Directions:
Retype, word for word, the lines between the ones holding "Give me the" and "var panelNames = ['CAPEX', 'OPEX / PPA'];", inclusive; pictures stay out of the copy.

Record set:
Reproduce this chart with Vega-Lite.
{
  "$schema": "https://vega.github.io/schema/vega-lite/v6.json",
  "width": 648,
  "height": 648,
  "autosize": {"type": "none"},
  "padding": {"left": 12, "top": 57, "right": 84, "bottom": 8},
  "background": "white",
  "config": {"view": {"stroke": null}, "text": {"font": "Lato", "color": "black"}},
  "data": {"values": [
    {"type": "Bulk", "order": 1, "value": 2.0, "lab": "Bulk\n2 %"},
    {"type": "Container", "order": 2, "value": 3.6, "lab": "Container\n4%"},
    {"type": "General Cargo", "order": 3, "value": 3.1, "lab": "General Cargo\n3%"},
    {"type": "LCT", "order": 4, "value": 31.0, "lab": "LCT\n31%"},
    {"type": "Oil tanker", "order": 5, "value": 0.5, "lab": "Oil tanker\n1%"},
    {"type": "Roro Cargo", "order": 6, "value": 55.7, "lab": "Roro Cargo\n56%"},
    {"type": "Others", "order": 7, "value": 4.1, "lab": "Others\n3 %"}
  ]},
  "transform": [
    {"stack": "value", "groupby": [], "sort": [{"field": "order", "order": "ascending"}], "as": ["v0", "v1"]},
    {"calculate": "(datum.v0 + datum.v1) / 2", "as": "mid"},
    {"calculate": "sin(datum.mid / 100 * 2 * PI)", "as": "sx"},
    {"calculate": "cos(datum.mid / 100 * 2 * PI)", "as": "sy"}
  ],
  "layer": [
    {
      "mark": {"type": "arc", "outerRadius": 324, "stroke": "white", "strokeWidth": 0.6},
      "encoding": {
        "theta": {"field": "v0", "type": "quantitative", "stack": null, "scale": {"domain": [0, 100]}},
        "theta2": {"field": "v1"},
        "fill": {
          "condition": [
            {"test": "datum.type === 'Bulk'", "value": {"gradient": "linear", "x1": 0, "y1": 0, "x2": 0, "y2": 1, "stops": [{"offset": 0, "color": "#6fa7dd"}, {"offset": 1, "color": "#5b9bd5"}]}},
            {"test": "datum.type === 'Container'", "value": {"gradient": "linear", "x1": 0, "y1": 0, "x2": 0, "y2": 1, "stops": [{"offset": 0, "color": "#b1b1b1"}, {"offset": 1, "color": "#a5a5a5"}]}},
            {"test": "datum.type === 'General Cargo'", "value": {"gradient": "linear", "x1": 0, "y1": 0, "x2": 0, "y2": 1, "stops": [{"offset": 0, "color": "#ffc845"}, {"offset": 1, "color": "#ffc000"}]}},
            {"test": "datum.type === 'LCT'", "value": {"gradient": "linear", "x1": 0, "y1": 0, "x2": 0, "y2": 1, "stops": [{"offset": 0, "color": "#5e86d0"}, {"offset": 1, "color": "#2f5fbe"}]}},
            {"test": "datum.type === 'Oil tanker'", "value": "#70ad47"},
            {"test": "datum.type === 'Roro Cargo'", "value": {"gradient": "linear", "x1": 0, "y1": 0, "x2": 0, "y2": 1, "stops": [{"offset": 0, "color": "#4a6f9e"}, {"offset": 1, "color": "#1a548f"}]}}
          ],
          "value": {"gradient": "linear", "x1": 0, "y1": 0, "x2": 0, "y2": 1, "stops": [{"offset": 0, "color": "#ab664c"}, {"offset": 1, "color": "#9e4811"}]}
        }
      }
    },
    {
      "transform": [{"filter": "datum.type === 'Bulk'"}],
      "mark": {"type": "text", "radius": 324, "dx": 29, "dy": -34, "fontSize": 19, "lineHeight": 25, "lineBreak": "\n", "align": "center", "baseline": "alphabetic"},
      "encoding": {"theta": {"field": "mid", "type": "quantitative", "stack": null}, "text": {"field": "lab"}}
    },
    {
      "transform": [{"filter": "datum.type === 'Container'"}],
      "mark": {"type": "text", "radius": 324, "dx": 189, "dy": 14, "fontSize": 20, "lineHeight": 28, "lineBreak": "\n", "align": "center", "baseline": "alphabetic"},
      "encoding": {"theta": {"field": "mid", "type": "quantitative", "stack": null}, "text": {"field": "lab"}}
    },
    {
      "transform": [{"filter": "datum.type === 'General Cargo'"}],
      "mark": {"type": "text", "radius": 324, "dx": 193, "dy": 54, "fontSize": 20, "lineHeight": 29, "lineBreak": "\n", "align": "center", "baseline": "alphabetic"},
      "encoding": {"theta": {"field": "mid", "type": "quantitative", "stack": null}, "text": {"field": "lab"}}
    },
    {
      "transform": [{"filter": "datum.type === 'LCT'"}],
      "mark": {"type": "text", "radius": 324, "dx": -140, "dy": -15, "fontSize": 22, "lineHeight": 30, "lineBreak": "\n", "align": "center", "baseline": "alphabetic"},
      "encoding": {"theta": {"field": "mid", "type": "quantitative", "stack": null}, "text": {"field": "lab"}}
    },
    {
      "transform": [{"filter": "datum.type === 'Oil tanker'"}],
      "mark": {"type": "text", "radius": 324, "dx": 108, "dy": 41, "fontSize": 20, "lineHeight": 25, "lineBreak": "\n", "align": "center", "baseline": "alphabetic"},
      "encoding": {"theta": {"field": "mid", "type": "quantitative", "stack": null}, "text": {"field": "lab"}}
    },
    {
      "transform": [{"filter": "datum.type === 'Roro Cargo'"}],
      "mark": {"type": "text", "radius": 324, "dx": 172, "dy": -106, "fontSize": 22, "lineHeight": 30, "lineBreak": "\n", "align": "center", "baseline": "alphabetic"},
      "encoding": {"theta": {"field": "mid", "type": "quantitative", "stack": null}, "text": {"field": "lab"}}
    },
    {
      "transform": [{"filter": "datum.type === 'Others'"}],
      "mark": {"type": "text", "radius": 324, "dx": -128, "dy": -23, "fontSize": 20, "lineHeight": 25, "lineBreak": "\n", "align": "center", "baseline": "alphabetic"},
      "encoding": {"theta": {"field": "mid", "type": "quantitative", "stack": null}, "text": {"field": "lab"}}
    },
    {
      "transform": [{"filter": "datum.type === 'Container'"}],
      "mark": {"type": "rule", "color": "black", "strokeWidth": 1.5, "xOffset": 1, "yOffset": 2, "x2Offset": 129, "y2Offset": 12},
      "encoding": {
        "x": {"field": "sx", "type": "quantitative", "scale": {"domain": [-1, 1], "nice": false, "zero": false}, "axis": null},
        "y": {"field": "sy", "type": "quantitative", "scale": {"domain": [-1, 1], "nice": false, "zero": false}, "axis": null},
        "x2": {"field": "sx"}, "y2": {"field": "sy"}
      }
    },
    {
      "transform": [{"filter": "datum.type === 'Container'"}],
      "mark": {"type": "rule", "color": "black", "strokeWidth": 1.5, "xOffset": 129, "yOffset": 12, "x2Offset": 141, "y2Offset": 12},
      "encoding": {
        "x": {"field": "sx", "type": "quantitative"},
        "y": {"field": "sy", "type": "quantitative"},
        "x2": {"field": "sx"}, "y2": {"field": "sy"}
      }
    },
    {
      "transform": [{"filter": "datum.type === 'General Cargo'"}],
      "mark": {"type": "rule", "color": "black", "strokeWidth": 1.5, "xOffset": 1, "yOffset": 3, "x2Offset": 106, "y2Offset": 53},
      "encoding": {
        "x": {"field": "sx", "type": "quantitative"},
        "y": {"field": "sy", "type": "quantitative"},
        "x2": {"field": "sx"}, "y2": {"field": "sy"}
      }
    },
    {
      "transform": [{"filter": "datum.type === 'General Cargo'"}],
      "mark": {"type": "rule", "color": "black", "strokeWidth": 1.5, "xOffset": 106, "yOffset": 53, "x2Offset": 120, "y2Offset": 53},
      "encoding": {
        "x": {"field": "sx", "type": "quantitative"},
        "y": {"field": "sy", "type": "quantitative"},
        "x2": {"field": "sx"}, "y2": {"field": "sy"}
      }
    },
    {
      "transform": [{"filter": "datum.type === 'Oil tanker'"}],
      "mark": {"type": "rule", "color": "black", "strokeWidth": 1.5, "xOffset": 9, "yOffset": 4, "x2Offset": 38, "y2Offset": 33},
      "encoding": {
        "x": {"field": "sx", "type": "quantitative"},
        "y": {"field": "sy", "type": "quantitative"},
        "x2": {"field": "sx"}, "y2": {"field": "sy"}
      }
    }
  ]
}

==

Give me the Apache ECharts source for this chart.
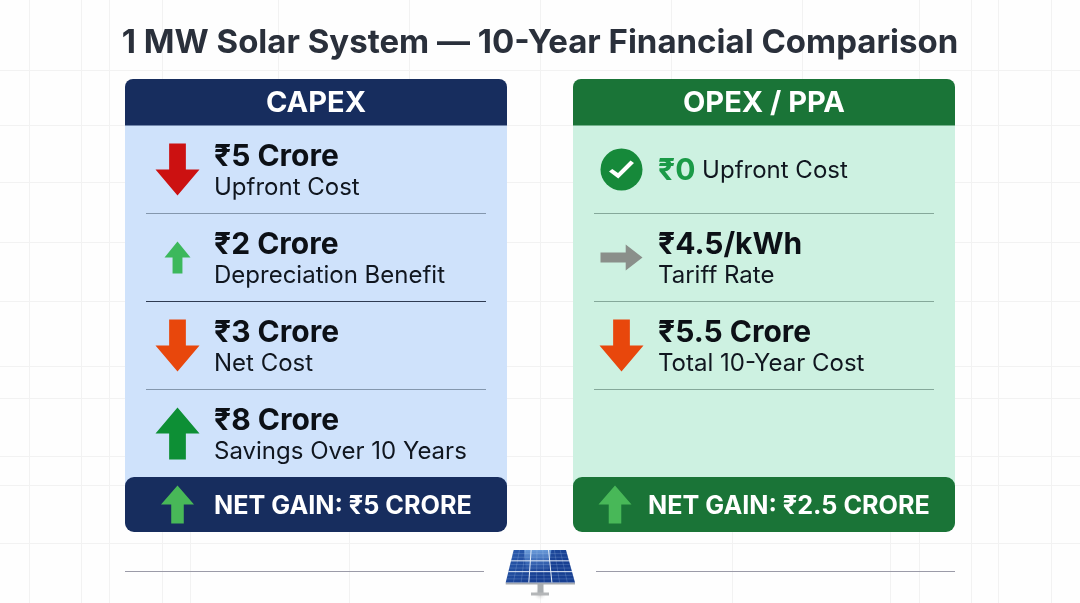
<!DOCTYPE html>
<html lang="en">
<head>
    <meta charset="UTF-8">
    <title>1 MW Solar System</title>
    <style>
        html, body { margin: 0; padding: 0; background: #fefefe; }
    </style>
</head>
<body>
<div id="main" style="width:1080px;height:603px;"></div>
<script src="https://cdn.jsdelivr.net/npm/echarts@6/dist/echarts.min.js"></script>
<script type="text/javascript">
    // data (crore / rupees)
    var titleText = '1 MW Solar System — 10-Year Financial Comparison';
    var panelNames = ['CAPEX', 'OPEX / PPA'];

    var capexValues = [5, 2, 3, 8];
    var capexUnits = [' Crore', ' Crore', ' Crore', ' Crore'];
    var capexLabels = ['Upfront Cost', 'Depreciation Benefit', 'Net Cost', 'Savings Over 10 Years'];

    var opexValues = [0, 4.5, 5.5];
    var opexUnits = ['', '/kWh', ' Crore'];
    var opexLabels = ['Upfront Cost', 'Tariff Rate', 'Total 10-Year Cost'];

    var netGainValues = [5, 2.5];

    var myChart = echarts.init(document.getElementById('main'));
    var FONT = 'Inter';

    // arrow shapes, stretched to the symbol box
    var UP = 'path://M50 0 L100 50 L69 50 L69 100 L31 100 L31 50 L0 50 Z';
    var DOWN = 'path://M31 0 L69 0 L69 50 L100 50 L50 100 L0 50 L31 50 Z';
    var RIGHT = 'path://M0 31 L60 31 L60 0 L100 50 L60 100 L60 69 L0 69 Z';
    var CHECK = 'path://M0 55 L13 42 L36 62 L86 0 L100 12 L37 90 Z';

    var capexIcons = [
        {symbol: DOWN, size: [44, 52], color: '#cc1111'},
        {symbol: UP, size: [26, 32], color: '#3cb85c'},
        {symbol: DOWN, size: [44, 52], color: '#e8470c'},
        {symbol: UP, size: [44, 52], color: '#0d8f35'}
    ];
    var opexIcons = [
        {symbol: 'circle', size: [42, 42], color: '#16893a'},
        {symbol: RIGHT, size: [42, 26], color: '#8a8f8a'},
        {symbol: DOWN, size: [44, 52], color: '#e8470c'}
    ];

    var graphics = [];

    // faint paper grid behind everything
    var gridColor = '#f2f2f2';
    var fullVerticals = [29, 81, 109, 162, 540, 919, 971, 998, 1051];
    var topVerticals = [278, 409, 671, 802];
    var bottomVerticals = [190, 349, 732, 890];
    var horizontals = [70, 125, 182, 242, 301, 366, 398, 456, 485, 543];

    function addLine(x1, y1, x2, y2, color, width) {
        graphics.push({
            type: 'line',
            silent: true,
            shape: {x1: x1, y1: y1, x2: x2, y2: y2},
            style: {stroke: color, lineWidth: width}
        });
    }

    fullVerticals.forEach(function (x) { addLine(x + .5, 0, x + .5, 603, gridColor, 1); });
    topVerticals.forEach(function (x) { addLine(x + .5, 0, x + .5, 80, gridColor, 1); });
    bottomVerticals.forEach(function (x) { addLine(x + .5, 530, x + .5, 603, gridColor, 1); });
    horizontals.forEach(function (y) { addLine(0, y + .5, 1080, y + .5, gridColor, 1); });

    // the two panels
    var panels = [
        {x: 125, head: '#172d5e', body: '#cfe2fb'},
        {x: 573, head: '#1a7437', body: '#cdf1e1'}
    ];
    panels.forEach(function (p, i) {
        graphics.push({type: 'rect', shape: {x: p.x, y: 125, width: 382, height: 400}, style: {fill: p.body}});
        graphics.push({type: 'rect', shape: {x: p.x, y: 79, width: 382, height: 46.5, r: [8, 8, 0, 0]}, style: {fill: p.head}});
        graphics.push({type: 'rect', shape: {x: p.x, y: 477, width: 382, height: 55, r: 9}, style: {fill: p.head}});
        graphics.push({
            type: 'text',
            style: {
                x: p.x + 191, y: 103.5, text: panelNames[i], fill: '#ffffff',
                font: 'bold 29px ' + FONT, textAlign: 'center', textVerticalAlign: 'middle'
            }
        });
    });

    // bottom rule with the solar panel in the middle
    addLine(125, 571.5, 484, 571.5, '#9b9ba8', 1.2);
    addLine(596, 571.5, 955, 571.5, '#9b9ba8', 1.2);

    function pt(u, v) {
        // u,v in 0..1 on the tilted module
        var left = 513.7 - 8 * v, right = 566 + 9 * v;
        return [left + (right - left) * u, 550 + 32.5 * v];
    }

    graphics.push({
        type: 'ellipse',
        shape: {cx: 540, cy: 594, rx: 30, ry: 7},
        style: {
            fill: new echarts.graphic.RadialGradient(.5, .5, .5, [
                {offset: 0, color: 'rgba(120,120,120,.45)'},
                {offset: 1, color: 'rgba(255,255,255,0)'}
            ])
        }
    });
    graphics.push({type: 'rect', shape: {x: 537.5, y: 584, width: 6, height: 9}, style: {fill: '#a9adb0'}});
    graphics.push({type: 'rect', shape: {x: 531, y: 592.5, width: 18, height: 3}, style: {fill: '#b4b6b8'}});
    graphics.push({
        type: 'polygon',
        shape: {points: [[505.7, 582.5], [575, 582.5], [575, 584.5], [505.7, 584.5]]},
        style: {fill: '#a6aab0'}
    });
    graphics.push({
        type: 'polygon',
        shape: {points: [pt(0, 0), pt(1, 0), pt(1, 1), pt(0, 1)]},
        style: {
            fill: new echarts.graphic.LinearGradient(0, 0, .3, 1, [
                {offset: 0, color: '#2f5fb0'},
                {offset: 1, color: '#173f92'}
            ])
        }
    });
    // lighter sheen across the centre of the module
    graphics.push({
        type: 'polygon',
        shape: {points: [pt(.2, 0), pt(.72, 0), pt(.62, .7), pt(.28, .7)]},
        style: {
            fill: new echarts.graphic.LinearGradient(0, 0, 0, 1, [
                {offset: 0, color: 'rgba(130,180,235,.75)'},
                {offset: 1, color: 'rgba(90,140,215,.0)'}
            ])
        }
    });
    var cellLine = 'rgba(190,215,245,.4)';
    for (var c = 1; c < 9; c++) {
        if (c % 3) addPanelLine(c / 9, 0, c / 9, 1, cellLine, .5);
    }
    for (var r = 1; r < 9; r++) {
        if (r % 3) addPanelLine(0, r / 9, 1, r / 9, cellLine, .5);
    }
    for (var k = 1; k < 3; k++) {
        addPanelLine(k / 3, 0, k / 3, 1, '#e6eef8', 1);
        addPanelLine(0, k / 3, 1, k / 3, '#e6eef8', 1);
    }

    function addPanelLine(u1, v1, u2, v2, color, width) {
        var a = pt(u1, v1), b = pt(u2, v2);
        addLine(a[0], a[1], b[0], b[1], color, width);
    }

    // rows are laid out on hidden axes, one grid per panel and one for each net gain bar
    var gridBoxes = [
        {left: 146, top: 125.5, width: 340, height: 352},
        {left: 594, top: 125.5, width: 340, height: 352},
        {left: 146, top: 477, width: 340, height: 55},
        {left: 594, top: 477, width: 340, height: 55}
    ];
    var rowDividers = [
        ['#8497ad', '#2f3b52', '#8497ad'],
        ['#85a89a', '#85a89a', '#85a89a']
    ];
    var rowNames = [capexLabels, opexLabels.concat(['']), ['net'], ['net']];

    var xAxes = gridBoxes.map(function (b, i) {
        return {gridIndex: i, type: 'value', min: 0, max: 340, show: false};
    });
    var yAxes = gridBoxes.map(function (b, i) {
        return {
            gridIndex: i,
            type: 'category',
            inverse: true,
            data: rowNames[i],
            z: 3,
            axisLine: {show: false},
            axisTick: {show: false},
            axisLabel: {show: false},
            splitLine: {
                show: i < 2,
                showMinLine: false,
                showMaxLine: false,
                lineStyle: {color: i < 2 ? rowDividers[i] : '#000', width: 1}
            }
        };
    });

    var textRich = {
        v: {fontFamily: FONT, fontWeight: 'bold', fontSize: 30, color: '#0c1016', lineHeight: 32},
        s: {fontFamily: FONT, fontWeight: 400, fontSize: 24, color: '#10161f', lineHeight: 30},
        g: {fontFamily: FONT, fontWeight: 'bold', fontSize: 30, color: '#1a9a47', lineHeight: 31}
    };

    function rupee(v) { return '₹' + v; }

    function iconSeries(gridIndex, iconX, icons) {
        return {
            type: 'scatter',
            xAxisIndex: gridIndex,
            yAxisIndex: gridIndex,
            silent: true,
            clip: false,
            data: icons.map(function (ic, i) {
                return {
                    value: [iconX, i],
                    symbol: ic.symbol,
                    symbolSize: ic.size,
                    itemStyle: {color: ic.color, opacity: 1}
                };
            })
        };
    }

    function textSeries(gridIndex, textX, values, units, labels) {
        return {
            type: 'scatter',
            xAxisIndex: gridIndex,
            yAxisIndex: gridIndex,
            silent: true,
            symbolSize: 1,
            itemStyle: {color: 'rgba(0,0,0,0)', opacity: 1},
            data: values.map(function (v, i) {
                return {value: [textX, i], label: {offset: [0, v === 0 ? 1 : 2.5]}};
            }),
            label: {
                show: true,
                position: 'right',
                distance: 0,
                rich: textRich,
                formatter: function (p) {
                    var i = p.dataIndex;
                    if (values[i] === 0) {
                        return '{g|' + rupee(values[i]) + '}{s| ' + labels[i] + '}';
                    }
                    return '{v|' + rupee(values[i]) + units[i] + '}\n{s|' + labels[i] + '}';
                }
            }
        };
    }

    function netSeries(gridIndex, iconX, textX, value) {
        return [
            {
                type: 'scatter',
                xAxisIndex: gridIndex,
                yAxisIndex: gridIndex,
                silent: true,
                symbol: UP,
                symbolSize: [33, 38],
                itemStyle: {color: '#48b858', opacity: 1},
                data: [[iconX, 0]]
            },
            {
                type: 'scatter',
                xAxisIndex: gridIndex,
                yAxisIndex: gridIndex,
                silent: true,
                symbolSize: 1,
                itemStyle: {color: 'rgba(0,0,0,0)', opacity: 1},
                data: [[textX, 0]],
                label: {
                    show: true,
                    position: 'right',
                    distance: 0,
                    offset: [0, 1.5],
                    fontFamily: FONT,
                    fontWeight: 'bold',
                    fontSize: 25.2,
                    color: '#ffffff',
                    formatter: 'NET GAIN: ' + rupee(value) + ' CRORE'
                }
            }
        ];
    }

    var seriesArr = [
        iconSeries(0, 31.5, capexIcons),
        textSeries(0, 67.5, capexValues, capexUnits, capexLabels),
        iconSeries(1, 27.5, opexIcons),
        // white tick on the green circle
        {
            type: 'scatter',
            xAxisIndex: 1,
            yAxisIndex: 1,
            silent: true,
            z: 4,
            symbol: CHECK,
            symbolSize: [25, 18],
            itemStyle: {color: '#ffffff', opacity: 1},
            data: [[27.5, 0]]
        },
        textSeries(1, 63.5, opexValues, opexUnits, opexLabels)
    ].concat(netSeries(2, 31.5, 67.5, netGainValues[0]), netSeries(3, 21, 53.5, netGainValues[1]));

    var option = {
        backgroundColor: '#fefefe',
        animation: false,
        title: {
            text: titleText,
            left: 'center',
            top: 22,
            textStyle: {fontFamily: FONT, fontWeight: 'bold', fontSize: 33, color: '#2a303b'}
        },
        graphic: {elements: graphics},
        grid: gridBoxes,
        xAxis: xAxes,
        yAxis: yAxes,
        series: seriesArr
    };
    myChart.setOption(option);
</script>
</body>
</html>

Answer:
Give me the Apache ECharts source for this chart.
<!DOCTYPE html>
<html lang="en">
<head>
    <meta charset="UTF-8">
    <title>1 MW Solar System</title>
    <style>
        html, body { margin: 0; padding: 0; background: #fefefe; }
    </style>
</head>
<body>
<div id="main" style="width:1080px;height:603px;"></div>
<script src="https://cdn.jsdelivr.net/npm/echarts@6/dist/echarts.min.js"></script>
<script type="text/javascript">
    // data (crore / rupees)
    var titleText = '1 MW Solar System — 10-Year Financial Comparison';
    var panelNames = ['CAPEX', 'OPEX / PPA'];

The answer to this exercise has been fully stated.